The "School Readiness for English Language Learners Working Group" expects to make recommendations that will help to prevent these children from falling behind later in their education.
According to the Maryland State Department of Education, school readiness is "the stage of human development that enables a child to engage in, and benefit from, early learning experiences."
Data for Prince George's County gathered through the Maryland Model for School Readiness for the 2009-2010 school year shows that 62 percent of "English Language Learners," or children whose first language is not English, were considered fully ready for school. By comparison, 71 percent of "English-proficient" children were fully ready for school, as cited by a Ready At Five report.
"Persons of Hispanic or Latino origin" made up 13.5 percent of the county's population in 2009, according to the U.S. Census Bureau website.
The county's working group includes representatives from various parts of the public school system as well as other programs and organizations such as the Maryland State Parental Information Resource Center and CentroNia.
One of the main goals of the working group is to find ways to reach out to families that might not otherwise know the resources available for young children.
Jessica Shiller, education director for Advocates for Children and Youth and the nonprofit's representative in the working group, said a lack of outreach to English-language learning families is a major barrier in the county.
"They need to have an education system that responds to a diverse community," said Shiller.

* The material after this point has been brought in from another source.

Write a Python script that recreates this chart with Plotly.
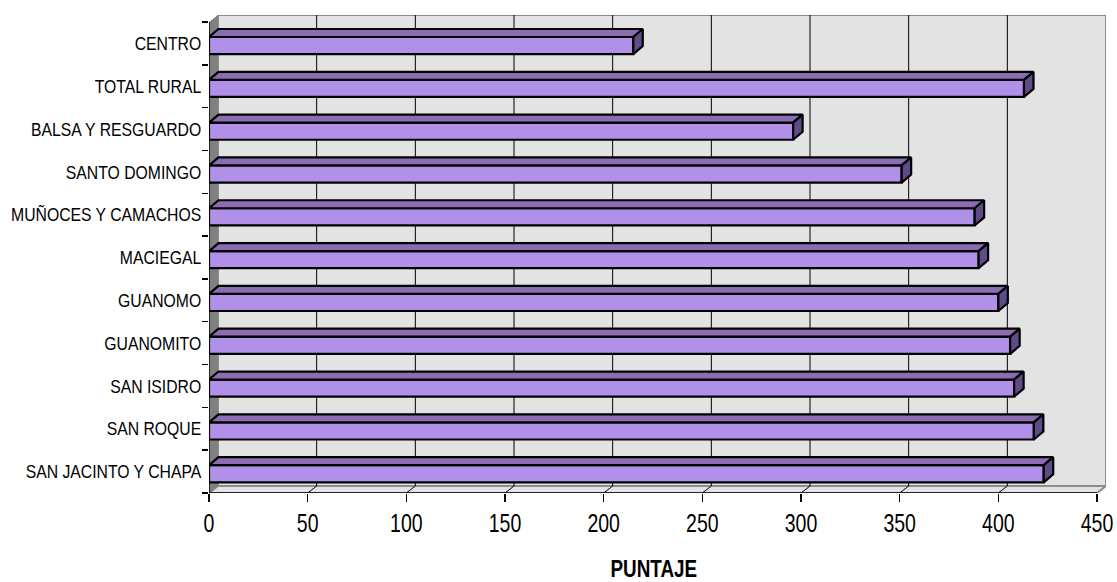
import plotly.graph_objects as go

# ---- data (bottom to top) ----
categories = ["SAN JACINTO Y CHAPA", "SAN ROQUE", "SAN ISIDRO", "GUANOMITO", "GUANOMO",
              "MACIEGAL", "MUÑOCES Y CAMACHOS", "SANTO DOMINGO", "BALSA Y RESGUARDO",
              "TOTAL RURAL", "CENTRO"]
values = [423, 418, 408, 406, 400, 390, 388, 351, 296, 413, 215]
x_ticks = [0, 50, 100, 150, 200, 250, 300, 350, 400, 450]
x_title = "PUNTAJE"

# ---- layout geometry ----
W, H = 1117, 582
front_left, front_right = 209, 1097      # px of 0 and 450
front_top, front_bottom = 22, 493        # px of category edges
wall_dx_px, wall_dy_px = 9, 7
bar_dx_px, bar_dy_px = 9.5, 8
xmax_front = 450
n = len(categories)
px_x = (front_right - front_left) / xmax_front
px_y = (front_bottom - front_top) / n
wdx = wall_dx_px / px_x
wdy = wall_dy_px / px_y
bdx = bar_dx_px / px_x
bdy = bar_dy_px / px_y
x_range = [0, xmax_front + wdx]
y_lo, y_hi = -0.5, n - 0.5
y_range = [y_lo, y_hi + wdy]
plot_w = front_right + wall_dx_px - front_left
plot_h = front_bottom - front_top + wall_dy_px

pos = list(range(n))
bar_w = 0.4
bar_off = -0.25

FONT = "Liberation Sans, Arial, sans-serif"
front_col = "#B190EA"
top_col = "#8A6DB3"
cap_col = "#5F4B86"

fig = go.Figure()

# front faces
fig.add_trace(go.Bar(
    y=pos, x=values, orientation="h", width=bar_w, offset=bar_off,
    marker=dict(color=front_col, line=dict(color="black", width=2.2)),
    hoverinfo="skip", showlegend=False))

# top faces and end caps
tx, ty, cx, cy = [], [], [], []
for p, v in zip(pos, values):
    yb = p + bar_off
    yt = yb + bar_w
    tx += [0, v, v + bdx, bdx, 0, None]
    ty += [yt, yt, yt + bdy, yt + bdy, yt, None]
    cx += [v, v + bdx, v + bdx, v, v, None]
    cy += [yb, yb + bdy, yt + bdy, yt, yb, None]
fig.add_trace(go.Scatter(x=tx, y=ty, fill="toself", fillcolor=top_col, mode="lines",
                         line=dict(color="black", width=2.2), hoverinfo="skip",
                         showlegend=False))
fig.add_trace(go.Scatter(x=cx, y=cy, fill="toself", fillcolor=cap_col, mode="lines",
                         line=dict(color="black", width=2.2), hoverinfo="skip",
                         showlegend=False))

shapes = []
# back wall
shapes.append(dict(type="rect", xref="x", yref="y", x0=wdx, x1=xmax_front + wdx,
                   y0=y_lo + wdy, y1=y_hi + wdy, fillcolor="#E3E3E3",
                   line=dict(color="#8C8C8C", width=2), layer="below"))
# floor
shapes.append(dict(type="path", xref="x", yref="y",
                   path=f"M 0 {y_lo} L {xmax_front} {y_lo} L {xmax_front + wdx} {y_lo + wdy} L {wdx} {y_lo + wdy} Z",
                   fillcolor="#E3E3E3", line=dict(color="#8C8C8C", width=2), layer="below"))
# left wall
shapes.append(dict(type="path", xref="x", yref="y",
                   path=f"M 0 {y_lo} L {wdx} {y_lo + wdy} L {wdx} {y_hi + wdy} L 0 {y_hi} Z",
                   fillcolor="#808080", line=dict(width=0), layer="below"))
# gridlines on back wall and floor
for t in x_ticks[1:-1]:
    shapes.append(dict(type="line", xref="x", yref="y", x0=t + wdx, x1=t + wdx,
                       y0=y_lo + wdy, y1=y_hi + wdy, line=dict(color="black", width=1),
                       layer="below"))
    shapes.append(dict(type="line", xref="x", yref="y", x0=t, x1=t + wdx,
                       y0=y_lo, y1=y_lo + wdy, line=dict(color="black", width=1),
                       layer="below"))
# front axis lines
shapes.append(dict(type="line", xref="x", yref="y", x0=0, x1=xmax_front, y0=y_lo, y1=y_lo,
                   line=dict(color="black", width=1.5)))
shapes.append(dict(type="line", xref="x", yref="y", x0=0, x1=0, y0=y_lo, y1=y_hi,
                   line=dict(color="black", width=1.5)))

fig.update_layout(
    width=W, height=H,
    margin=dict(l=front_left, r=W - (front_right + wall_dx_px), t=front_top - wall_dy_px,
                b=H - front_bottom, autoexpand=False),
    paper_bgcolor="white", plot_bgcolor="white",
    showlegend=False, hovermode=False, bargap=0,
    shapes=shapes,
    xaxis=dict(range=x_range, tickmode="array", tickvals=x_ticks, automargin=False,
               ticktext=[str(t) for t in x_ticks], ticks="outside", ticklen=8,
               ticklabeloverflow="allow",
               tickcolor="black", tickwidth=1.5, showgrid=False, zeroline=False,
               showline=False, tickfont=dict(family=FONT, size=25, color="black")),
    yaxis=dict(range=y_range, tickmode="array", tickvals=pos, ticktext=categories,
               automargin=False, ticklabeloverflow="allow",
               ticks="outside", ticklen=3, tickcolor="rgba(0,0,0,0)",
               showgrid=False, zeroline=False, showline=False,
               tickfont=dict(family=FONT, size=19, color="black"),
               minor=dict(tickmode="array", tickvals=[p - 0.5 for p in pos] + [y_hi],
                          ticks="outside", ticklen=6, tickcolor="black", tickwidth=1.5,
                          showgrid=False)),
    annotations=[dict(text=f"<b>{x_title}</b>", xref="paper", yref="paper",
                      x=(654 - front_left) / plot_w,
                      y=-(569 - front_bottom) / plot_h,
                      xanchor="center", yanchor="middle", showarrow=False,
                      font=dict(family=FONT, size=23, color="black"))],
)

# Remove the page's default body margin and horizontally condense the text
# (the reference uses a squeezed Arial look)
squeeze_js = """
document.body.style.margin = '0';
document.body.style.overflow = 'hidden';
var gd = document.getElementById('{plot_id}');
function squeeze(){
  var specs = [['.ytick text', 0.83, 'end'], ['.xtick text', 0.78, 'middle'],
               ['.annotation-text', 0.82, 'middle']];
  specs.forEach(function(s){
    gd.querySelectorAll(s[0]).forEach(function(t){
      if (t.getAttribute('data-sq')) return;
      var b = t.getBBox();
      var ax = (s[2] === 'end') ? b.x + b.width : b.x + b.width / 2;
      var tr = t.getAttribute('transform') || '';
      t.setAttribute('transform', tr + ' translate(' + ax + ',0) scale(' + s[1] + ',1) translate(' + (-ax) + ',0)');
      t.setAttribute('data-sq', '1');
    });
  });
}
squeeze();
gd.on('plotly_afterplot', squeeze);
"""

fig.write_html("out.html", post_script=squeeze_js,
               config={"displayModeBar": False, "staticPlot": True})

Recognizing that the system can be hard to maneuver, especially for families new to the country, the group is considering how to best consolidate information about the various programs and resources available.
William R. Hite, Jr., superintendent of Prince George's County Public Schools, described a goal for a "one-stop-shop for parents."
In a recent meeting, the group worked to develop a list that included early education programs under the county's public school system as well as organizations run by the state, local governments or nonprofits with either their own programs or ties to education opportunities in the area.
Members also emphasized the importance of including resource centers on the list that would provide information on related issues such as homelessness, pregnancy aid and childcare services.
Another important component is how to get that information out to places where it will be seen and help direct families to the appropriate programs.
Alison Hanks-Sloan, supervisor of the Prince George's County Public Schools' English for Speakers of Other Languages Program, and chair of the working group, said these methods might include television and radio advertisements as well as websites.
Another consideration for the group is whether English-language learning children should be given priority for admission to certain early education programs.
While early education remains the current focus, the group's agenda has recently expanded to include discussions about how to provide additional support to English-language learning high school students before they take the Maryland High School Assessments.
"It's been a learning curve for everybody involved," Hanks-Sloan said.